Danny Gatton - The Humbler

Danny Gatton, teenage guitar virtuoso in training, wasn’t so impressed by The Beatles.

Most people would probably find this odd. The Beatles, of course, are only the most successful and (many would say) the greatest band of all-time. The Beatles are the all-time best-selling band in history, with estimates of 600 million albums sold worldwide seeming to be right. They sent the UK and the United States into veritable states of ecstatic hysteria. They’ve inspired everyone from classical and jazz musicians to Bob Dylan. They’ve had the most Billboard #1 hits of any artist – 20, to be exact.

Danny Gatton, though, wasn’t so impressed.

Nor did he find much to enjoy about the other British Invasion bands that had been dominating the American airwaves in the early-mid-1960s. Bands like The Rolling Stones, the Dave Clark Five, and The Animals.

So why didn’t Danny Gatton, who would go on to become a guitarist so virtuosic that he would be nicknamed “The Humbler” because of his penchant for routinely reducing guitar challengers to a pile of ashes when they tried to outplay him, like The Beatles and the British Invasion?

I would argue that there are two reasons.

The first would be Gatton’s love of all things American and Americana.
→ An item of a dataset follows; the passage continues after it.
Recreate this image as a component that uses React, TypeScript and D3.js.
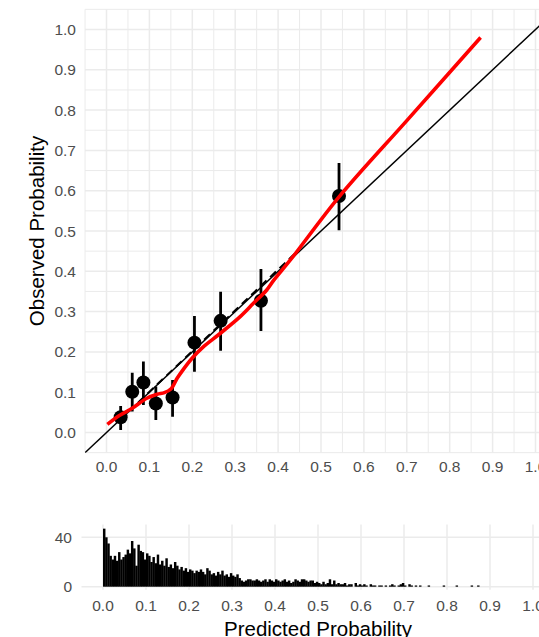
import React from "react";
import * as d3 from "d3";

// calibration points (mean predicted vs observed) with 95% intervals
const predMean = [0.033, 0.06, 0.086, 0.115, 0.154, 0.205, 0.266, 0.36, 0.542];
const obsMean = [0.038, 0.101, 0.124, 0.072, 0.087, 0.223, 0.277, 0.327, 0.587];
const obsLow = [0.006, 0.052, 0.068, 0.031, 0.039, 0.151, 0.203, 0.252, 0.502];
const obsHigh = [0.066, 0.148, 0.176, 0.114, 0.13, 0.289, 0.349, 0.406, 0.669];

// loess smooth (red)
const smoothX = [0.002, 0.03, 0.06, 0.094, 0.118, 0.135, 0.15, 0.165, 0.18, 0.2, 0.225, 0.264, 0.311, 0.342, 0.373, 0.39, 0.43, 0.543, 0.7, 0.872];
const smoothY = [0.02, 0.042, 0.06, 0.085, 0.095, 0.099, 0.108, 0.135, 0.158, 0.185, 0.212, 0.245, 0.287, 0.32, 0.353, 0.378, 0.43, 0.586, 0.774, 0.98];

// linear fit through the groups (dashed)
const fitX = [0.03, 0.45];
const fitY = [0.03, 0.455];

// histogram of predicted probabilities, bins of 0.005 starting at 0
const binWidth = 0.005;
const histCounts = [
  47, 40, 35, 25, 22, 25, 21, 28, 22, 24,
  26, 30, 27, 37, 31, 17, 34, 29, 28, 22,
  27, 25, 20, 24, 19, 26, 18, 21, 17, 23,
  16, 18, 15, 20, 17, 14, 16, 13, 15, 12,
  14, 13, 11, 13, 12, 14, 12, 10, 15, 13,
  10, 11, 9, 12, 10, 13, 9, 10, 8, 11,
  9, 8, 10, 7, 5, 4, 5, 6, 6, 5,
  5, 6, 5, 4, 5, 6, 4, 6, 5, 4,
  6, 5, 4, 5, 6, 4, 5, 3, 4, 6,
  5, 4, 6, 6, 5, 4, 5, 5, 3, 4,
  3, 2, 4, 2, 3, 6, 2, 5, 2, 3,
  2, 2, 3, 1, 2, 2, 0, 3, 1, 2,
  1, 2, 1, 0, 2, 1, 1, 0, 1, 1,
  0, 1, 0, 1, 2, 1, 0, 1, 2, 3,
  1, 0, 2, 1, 0, 1, 0, 1, 0, 0,
  0, 1, 0, 0, 0, 0, 0, 0, 1, 0,
  0, 0, 0, 0, 1, 0, 0, 0, 0, 0,
  0, 1, 0, 0, 1, 0,
];

const probTicks = [0, 0.1, 0.2, 0.3, 0.4, 0.5, 0.6, 0.7, 0.8, 0.9, 1.0];
const probMinor = [-0.05, 0.05, 0.15, 0.25, 0.35, 0.45, 0.55, 0.65, 0.75, 0.85, 0.95, 1.05];
const countTicks = [0, 40];

const W = 539;
const H = 637;
const GRID = "#ebebeb";
const TICK_COL = "#4d4d4d";
const FONT = "'Liberation Sans', Arial, sans-serif";

export default function App() {
  // main calibration panel
  const x = d3.scaleLinear().domain([-0.05, 1.05]).range([85.05, 556.95]);
  const y = d3.scaleLinear().domain([-0.05, 1.05]).range([452.65, 9.35]);
  // histogram panel
  const hx = d3.scaleLinear().domain([-0.05, 1.05]).range([81.5, 554.5]);
  const hy = d3.scaleLinear().domain([0, 40]).range([586.7, 537.3]);
  const hTop = 524.5;
  const hBottom = 589.7;

  const smooth = smoothX.map((v, i) => [v, smoothY[i]] as [number, number]);
  const smoothLine = d3
    .line<[number, number]>()
    .x((d) => x(d[0]))
    .y((d) => y(d[1]))
    .curve(d3.curveCatmullRom.alpha(0.5));

  const bins = histCounts.map((c, i) => ({ x0: i * binWidth, x1: (i + 1) * binWidth, n: c }));

  return (
    <div style={{ position: "absolute", left: 0, top: 0 }}>
      <svg width={W} height={H} style={{ display: "block", fontFamily: FONT }}>
        <defs>
          <clipPath id="mainClip">
            <rect x={x(-0.05)} y={y(1.05)} width={x(1.05) - x(-0.05)} height={y(-0.05) - y(1.05)} />
          </clipPath>
        </defs>

        {/* grid - main panel */}
        <g>
          {probMinor.map((v) => (
            <line key={"vx" + v} x1={x(v)} x2={x(v)} y1={y(-0.05)} y2={y(1.05)} stroke={GRID} strokeWidth={1} />
          ))}
          {probMinor.map((v) => (
            <line key={"vy" + v} y1={y(v)} y2={y(v)} x1={x(-0.05)} x2={x(1.05)} stroke={GRID} strokeWidth={1} />
          ))}
          {probTicks.map((v) => (
            <line key={"mx" + v} x1={x(v)} x2={x(v)} y1={y(-0.05)} y2={y(1.05)} stroke={GRID} strokeWidth={1.5} />
          ))}
          {probTicks.map((v) => (
            <line key={"my" + v} y1={y(v)} y2={y(v)} x1={x(-0.05)} x2={x(1.05)} stroke={GRID} strokeWidth={1.5} />
          ))}
        </g>

        <g clipPath="url(#mainClip)">
          {/* identity line */}
          <line x1={x(-0.1)} y1={y(-0.1)} x2={x(1.1)} y2={y(1.1)} stroke="#000" strokeWidth={1.5} />
          {/* linear fit */}
          <line
            x1={x(fitX[0])}
            y1={y(fitY[0])}
            x2={x(fitX[1])}
            y2={y(fitY[1])}
            stroke="#000"
            strokeWidth={2}
            strokeDasharray="8,5"
          />
          {/* error bars and points */}
          {predMean.map((p, i) => (
            <line key={"e" + i} x1={x(p)} x2={x(p)} y1={y(obsLow[i])} y2={y(obsHigh[i])} stroke="#000" strokeWidth={2.8} />
          ))}
          {predMean.map((p, i) => (
            <circle key={"p" + i} cx={x(p)} cy={y(obsMean[i])} r={7} fill="#000" />
          ))}
          {/* smooth */}
          <path d={smoothLine(smooth) || ""} fill="none" stroke="#ff0000" strokeWidth={3.6} strokeLinecap="butt" />
        </g>

        {/* main axes labels */}
        {probTicks.map((v) => (
          <text key={"ty" + v} x={76} y={y(v) + 5.5} textAnchor="end" fontSize={15.5} fill={TICK_COL}>
            {v.toFixed(1)}
          </text>
        ))}
        {probTicks.map((v) => (
          <text key={"tx" + v} x={x(v)} y={471.5} textAnchor="middle" fontSize={15.5} fill={TICK_COL}>
            {v.toFixed(1)}
          </text>
        ))}
        <text
          transform={`translate(43.5, ${(y(-0.05) + y(1.05)) / 2}) rotate(-90)`}
          textAnchor="middle"
          fontSize={20.5}
          fill="#000"
        >
          Observed Probability
        </text>

        {/* histogram panel grid */}
        <g>
          {probTicks.map((v) => (
            <line key={"hx" + v} x1={hx(v)} x2={hx(v)} y1={hBottom} y2={hTop} stroke={GRID} strokeWidth={1.5} />
          ))}
          {countTicks.map((v) => (
            <line key={"hy" + v} y1={hy(v)} y2={hy(v)} x1={hx(-0.05)} x2={hx(1.05)} stroke={GRID} strokeWidth={1.5} />
          ))}
        </g>
        <g>
          {bins
            .filter((b) => b.n > 0)
            .map((b, i) => (
              <rect
                key={"b" + i}
                x={hx(b.x0)}
                width={hx(b.x1) - hx(b.x0) + 0.3}
                y={hy(b.n)}
                height={hy(0) - hy(b.n)}
                fill="#000"
              />
            ))}
        </g>
        {countTicks.map((v) => (
          <text key={"hty" + v} x={72} y={hy(v) + 5.5} textAnchor="end" fontSize={15.5} fill={TICK_COL}>
            {v}
          </text>
        ))}
        {probTicks.map((v) => (
          <text key={"htx" + v} x={hx(v)} y={610.5} textAnchor="middle" fontSize={15.5} fill={TICK_COL}>
            {v.toFixed(1)}
          </text>
        ))}
        <text x={(hx(-0.05) + hx(1.05)) / 2} y={635.7} textAnchor="middle" fontSize={20.5} fill="#000">
          Predicted Probability
        </text>
      </svg>
    </div>
  );
}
Perhaps it is no coincidence that his home base was located near Washington, DC, the nation’s capital. He was especially fond of jazz and country music, and would often incorporate those styles into the famously eclectic meld of music that he created with his legendary Telecaster.

According to Tom Principato, “Danny was master of everything – he played jazz, he played rockabilly, he played blues, he played rock ‘n’ roll… [and] he put them together in a personal way.” As American as apples pie” goes the phrase. That was Danny Gatton. He even named an early album, quite appropriately, American Music. That’s what Danny Gatton played.

But I think there is a more important reason that Gatton wasn’t influenced by the British Invasion. From a guitar standpoint, at least from a technical standpoint, those bands just weren’t very good in his eyes.

“Those bands played very simply, and I wanted to keep progressing as a player” Gatton told Pulse. “If you don’t play something new that’s harder than what you can already play, you don’t progress.”

Danny Gatton wasn’t called “The Humbler” and “The Telemaster” for nothing. He was a gifted musician, who could run his fingers over the frets like cheetahs slicing through the African savannah. He became a local legend in the Maryland-D.C.-Virginia area. Other musicians would flock to the clubs where played to catch a glimpse of the way he dominated on his instrument of choice.

From my perspective, The Beatles are very worthy of their near universal acclaim, often lauded as the best band ever. But, they were far from virtuosos. Even Paul McCartney, hailed by many as a terrific bass player, rarely took solos. Harrison was a passable lead guitarist but wasn’t in the league of many others who would follow soon hot on the heels of The Beatles’ tremendous success; musicians like Jeff Beck and Jimmy Page.

John Lennon and Ringo Starr were almost strictly rhythm players, and generally not ones noted for the deep complexity of their instrumental abilities. Overall, The Beatles used guitars. But I would hardly call them a “guitar band” in the sense I would use that label with regards to, say, the Jimi Hendrix Experience, Led Zeppelin, or Cream.

As the popularity of the British Invasion waned and was replaced by the trippy improvisational psychedelic-rock era focused on bands like Cream and The Jimi Hendrix Experience, this new guitar-focused musical atmosphere was a boon for serious guitarists. Amateur guitar picking gave way to, for example, taxing modal improvisations that required great technical skill.

Much of that music was blues-based. But Danny Gatton wasn’t really a blues man, though he did incorporate much blues into his diversified musical portfolio. He liked early rock and roll, such as The Everly Brothers and Buddy Holly and the Crickets, as well as country. But had a much stronger affinity for the jazz tradition. As a result, Gatton was lukewarm towards blues-oriented rock guitarists like Eric Clapton and Jimi Hendrix.

But still, the very presence of these instrumental virtuosos carved out the space Gatton needed to ply his trade.

Gatton wasn’t just lightning-quick with his fingers, though. A hallmark of Danny Gatton was his tendency to genre-hop. Danny was just as comfortable playing psychedelic music as he was bluegrass.

One thing everyone agreed on, however, was that Gatton’s chops were incredible.

The Beatles made an indelible impression on music history matched by almost nobody else. The Beatles are probably to the 20th century what Beethoven was to the 19th.

Danny Gatton wasn’t so impressed.

Spin some Danny Gatton records, and you might not agree about The Beatles – but you’ll understand his point of view.